Each node has indegree = 1 and outdegree = 1
Need to proof: The graph is directed cycle.
Is it correct to say that since each node has outdegree = one and each node has indegree = one, there is no other way to connect the nodes into a strongly connected graph?
Any other proof?
Thanks! 
 A: We can prove this by induction on $n$. For $n=3$, it is clear that the only strongly connected digraph is the $3$-cycle. Now suppose for some $n\geqslant 3$ that the only strongly connected digraph on $n$ vertices is the $n$-cycle, denoted $C_n$. Adding a vertex $v$, we see that in order for $v$ to have indegree and outdegree $1$, there must be vertices $u,w\in C_n$ such that $uv$ and $vw$ are edges in $C_n\cup\{v\}$. 

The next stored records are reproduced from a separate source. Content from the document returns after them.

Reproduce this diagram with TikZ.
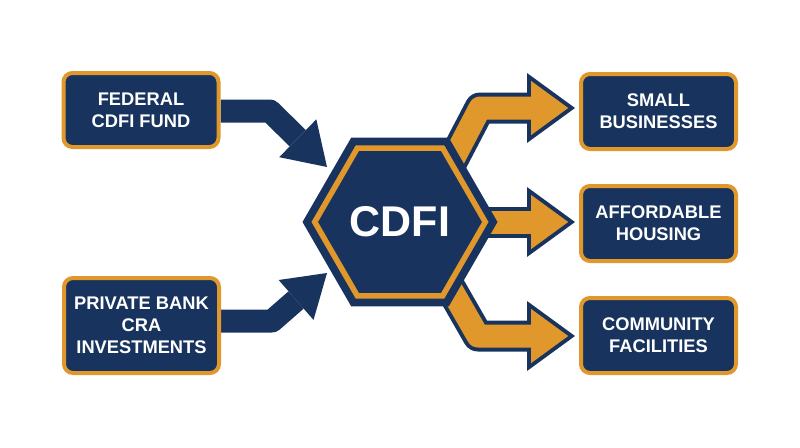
\documentclass[tikz,border=0pt]{standalone}
\usepackage{fontspec}
\setmainfont{Liberation Sans}
\usetikzlibrary{arrows.meta,shapes.geometric,backgrounds}
\definecolor{navy}{HTML}{18345E}
\definecolor{gold}{HTML}{E0982C}
\begin{document}
\begin{tikzpicture}[x=1pt,y=-1pt,
  infobox/.style={draw=gold, line width=4pt, fill=navy, rounded corners=9pt, text=white,
    font=\bfseries\fontsize{18.3}{22}\selectfont, align=center, inner sep=0pt, minimum width=155pt},
  hexa/.style={regular polygon, regular polygon sides=6, inner sep=0pt, outer sep=0pt},
  inarrow/.style={draw=navy, line width=23pt, line join=round,
    -{Triangle[length=41pt,width=53pt,line width=0pt]}},
  outline/.style={draw=navy, line width=31pt, line join=round,
    -{Triangle[length=48pt,width=70pt,line width=0pt]}},
  outfill/.style={draw=gold, line width=23pt, line join=round, shorten >=6.8pt,
    -{Triangle[length=37pt,width=54pt,line width=0pt]}}
]
\useasboundingbox (0,0) rectangle (800,447);

% boxes
\node[infobox, minimum height=74pt] (fed) at (141,110) {FEDERAL\\CDFI FUND};
\node[infobox, minimum height=95pt] (bank) at (141.5,325.5) {PRIVATE BANK\\CRA\\INVESTMENTS};
\node[infobox, minimum height=75pt] (small) at (658.5,111.5) {SMALL\\BUSINESSES};
\node[infobox, minimum height=75pt] (house) at (658.5,223.5) {AFFORDABLE\\HOUSING};
\node[infobox, minimum height=75pt] (comm) at (658.5,335.5) {COMMUNITY\\FACILITIES};

% hexagon
\node[hexa, fill=navy, minimum size=195pt] (cdfi) at (400,222) {};
\node[hexa, fill=gold, minimum size=177pt] (cdfimid) at (cdfi.center) {};
\node[hexa, fill=navy, minimum size=159pt, text=white,
  font=\bfseries\fontsize{43}{43}\selectfont] (cdfiin) at (cdfi.center) {CDFI};

% arrow end points
\coordinate (fedbend) at (270,111);
\coordinate (fedtip) at (327,167);
\coordinate (bankbend) at (272,321);
\coordinate (banktip) at (327,273);
\coordinate (s1) at (445,175);
\coordinate (b1) at (480,108);
\coordinate (t1) at (575,108);
\coordinate (s2) at (450,222);
\coordinate (t2) at (575,222);
\coordinate (s3) at (443,275);
\coordinate (b3) at (478,336);
\coordinate (t3) at (575,336);

\begin{pgfonlayer}{background}
\draw[inarrow] (fed.east |- fedbend) -- (fedbend) -- (fedtip);
\draw[inarrow] (bank.east |- bankbend) -- (bankbend) -- (banktip);
\draw[outline] (s1) -- (b1) -- (t1);
\draw[outfill] (s1) -- (b1) -- (t1);
\draw[outline] (s2) -- (t2);
\draw[outfill] (s2) -- (t2);
\draw[outline] (s3) -- (b3) -- (t3);
\draw[outfill] (s3) -- (b3) -- (t3);
\end{pgfonlayer}
\end{tikzpicture}
\end{document}
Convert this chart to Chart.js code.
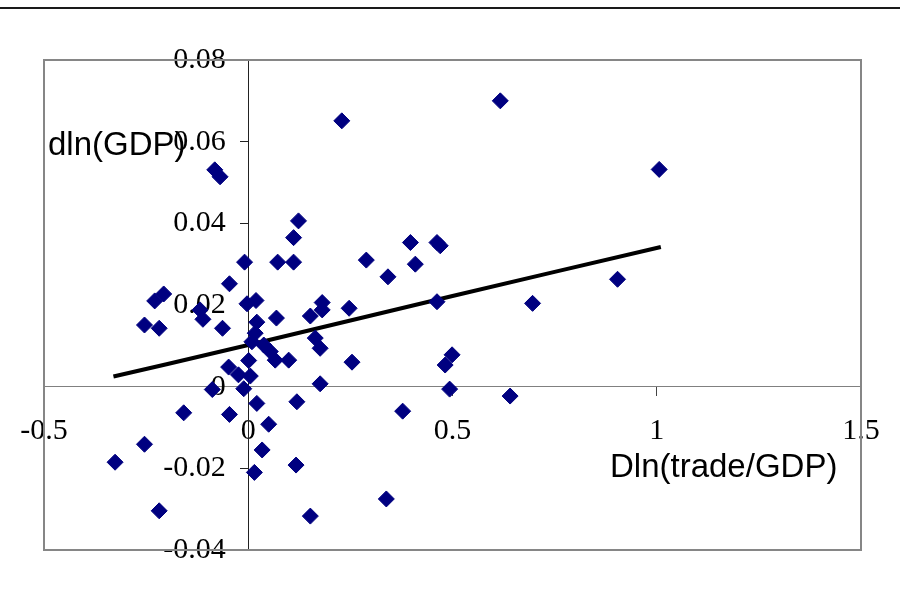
<!DOCTYPE html>
<html>
<head>
<meta charset="utf-8">
<title>dln(GDP) vs Dln(trade/GDP)</title>
<script src="https://cdn.jsdelivr.net/npm/chart.js@4/dist/chart.umd.min.js"></script>
<style>
    body { margin: 0; background: #fff; }
    canvas { display: block; }
</style>
</head>
<body>
<canvas id="scatterChart" width="900" height="599"></canvas>
<script>
// values
const tradeX = [-0.326, -0.254, -0.218, -0.254, -0.218, -0.229, -0.207, -0.158, -0.118, -0.111,
    -0.082, -0.069, -0.088, -0.063, -0.046, -0.046, -0.048, -0.024, -0.009, -0.003,
    0.019, 0.001, 0.005, -0.011, 0.021, 0.017, 0.009, 0.038, 0.021, 0.034,
    0.015, 0.050, 0.054, 0.066, 0.069, 0.072, 0.099, 0.111, 0.111, 0.123,
    0.119, 0.117, 0.152, 0.152, 0.164, 0.176, 0.176, 0.181, 0.181, 0.229,
    0.247, 0.254, 0.289, 0.338, 0.342, 0.378, 0.397, 0.409, 0.462, 0.470,
    0.462, 0.482, 0.499, 0.493, 0.617, 0.641, 0.696, 0.904, 1.006];
const gdpY = [-0.0185, -0.0141, -0.0304, 0.0151, 0.0143, 0.0210, 0.0227, -0.0064, 0.0188, 0.0165,
    0.0531, 0.0514, -0.0007, 0.0143, 0.0252, -0.0068, 0.0048, 0.0029, 0.0305, 0.0203,
    0.0211, 0.0064, 0.0026, -0.0005, 0.0158, 0.0131, 0.0110, 0.0102, -0.0041, -0.0155,
    -0.0210, -0.0092, 0.0086, 0.0065, 0.0168, 0.0305, 0.0065, 0.0305, 0.0365, 0.0406,
    -0.0037, -0.0192, 0.0173, -0.0317, 0.0119, 0.0094, 0.0007, 0.0206, 0.0188, 0.0651,
    0.0192, 0.0060, 0.0310, -0.0275, 0.0269, -0.0060, 0.0353, 0.0300, 0.0353, 0.0345,
    0.0208, 0.0053, 0.0078, -0.0006, 0.0700, -0.0023, 0.0204, 0.0263, 0.0532];

// trend line
const trendX = [-0.33, -0.2, 0, 0.25, 0.5, 0.75, 1.01];
const trendY = [0.0025, 0.0055, 0.0102, 0.0162, 0.0222, 0.0281, 0.0342];

const xTitle = 'Dln(trade/GDP)';
const yTitle = 'dln(GDP)';

const points = tradeX.map((x, i) => ({ x: x, y: gdpY[i] }));
const trend = trendX.map((x, i) => ({ x: x, y: trendY[i] }));

function fmt(v) {
    return Math.abs(v) < 1e-9 ? '0' : String(Number(v.toFixed(2)));
}

// frame, page rule and the two axis titles
const decorations = {
    id: 'decorations',
    beforeDraw(chart) {
        const ctx = chart.ctx;
        ctx.save();
        ctx.fillStyle = '#fff';
        ctx.fillRect(0, 0, chart.width, chart.height);
        ctx.strokeStyle = '#1a1a1a';
        ctx.lineWidth = 2;
        ctx.beginPath();
        ctx.moveTo(0, 8);
        ctx.lineTo(chart.width, 8);
        ctx.stroke();
        ctx.restore();
    },
    afterDraw(chart) {
        const ctx = chart.ctx;
        const a = chart.chartArea;
        ctx.save();
        ctx.strokeStyle = '#868686';
        ctx.lineWidth = 2;
        ctx.strokeRect(a.left, a.top, a.right - a.left, a.bottom - a.top);
        ctx.fillStyle = '#000';
        ctx.font = '33px "Liberation Sans", Arial, sans-serif';
        ctx.textBaseline = 'alphabetic';
        ctx.fillText(yTitle, 48, 155);
        ctx.fillText(xTitle, 610, 477);
        ctx.restore();
    }
};

const tickFont = { family: '"Liberation Serif", "Times New Roman", serif', size: 30 };

new Chart(document.getElementById('scatterChart').getContext('2d'), {
    type: 'scatter',
    data: {
        datasets: [{
            label: 'countries',
            data: points,
            pointStyle: 'rectRot',
            pointRadius: 8,
            pointBorderWidth: 1,
            backgroundColor: '#000080',
            borderColor: '#000080'
        }, {
            label: 'trend',
            data: trend,
            showLine: true,
            pointRadius: 0,
            borderColor: '#000',
            borderWidth: 4,
            tension: 0
        }]
    },
    options: {
        responsive: false,
        animation: false,
        layout: { padding: { left: 44, top: 60, right: 39, bottom: 49 } },
        plugins: {
            legend: { display: false },
            tooltip: { enabled: false }
        },
        scales: {
            x: {
                type: 'linear',
                position: { y: 0 },
                min: -0.5,
                max: 1.5,
                ticks: { stepSize: 0.5, color: '#000', font: tickFont, padding: 17, maxRotation: 0, callback: fmt },
                grid: { drawOnChartArea: false, tickLength: 9, color: '#444' },
                border: { color: '#808080', width: 1 }
            },
            y: {
                type: 'linear',
                position: { x: 0 },
                min: -0.04,
                max: 0.08,
                ticks: {
                    stepSize: 0.02,
                    color: '#000',
                    font: tickFont,
                    // a centred axis gets no label padding, so keep the gap with trailing spaces
                    callback: v => fmt(v) + '   '
                },
                grid: { drawOnChartArea: false, tickLength: 8, color: '#222' },
                border: { color: '#222', width: 1 }
            }
        }
    },
    plugins: [decorations]
});
</script>
</body>
</html>
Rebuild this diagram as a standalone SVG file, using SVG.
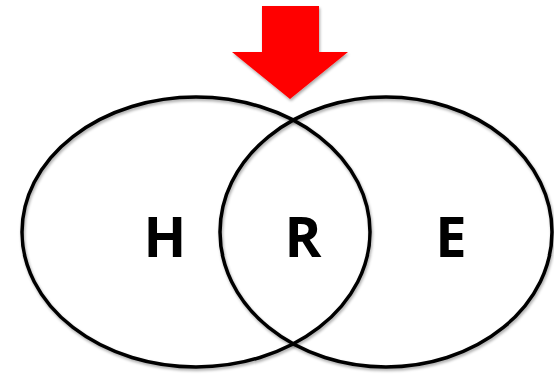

Now, if we add simply add these edges to the graph, then $u$ will have indegree $2$ and $w$ will have outdegree $2$, which is not acceptable. However, if $u$ and $w$ are adjacent, that is, $uw$ is an edge in $C_n$, then we can remove the edge $uw$ and then add the edges $uv$ and $vw$ and obtain $C_n\cup\{v,uv,vw\}\setminus\{uw\}=C_{n+1}$.
It perhaps remains to show that there is no other method of obtaining a strongly connected digraph with $n+1$ vertices from a strongly connected digraph with $n$ vertices. But I will leave that proof to you, if you are convinced it is necessary.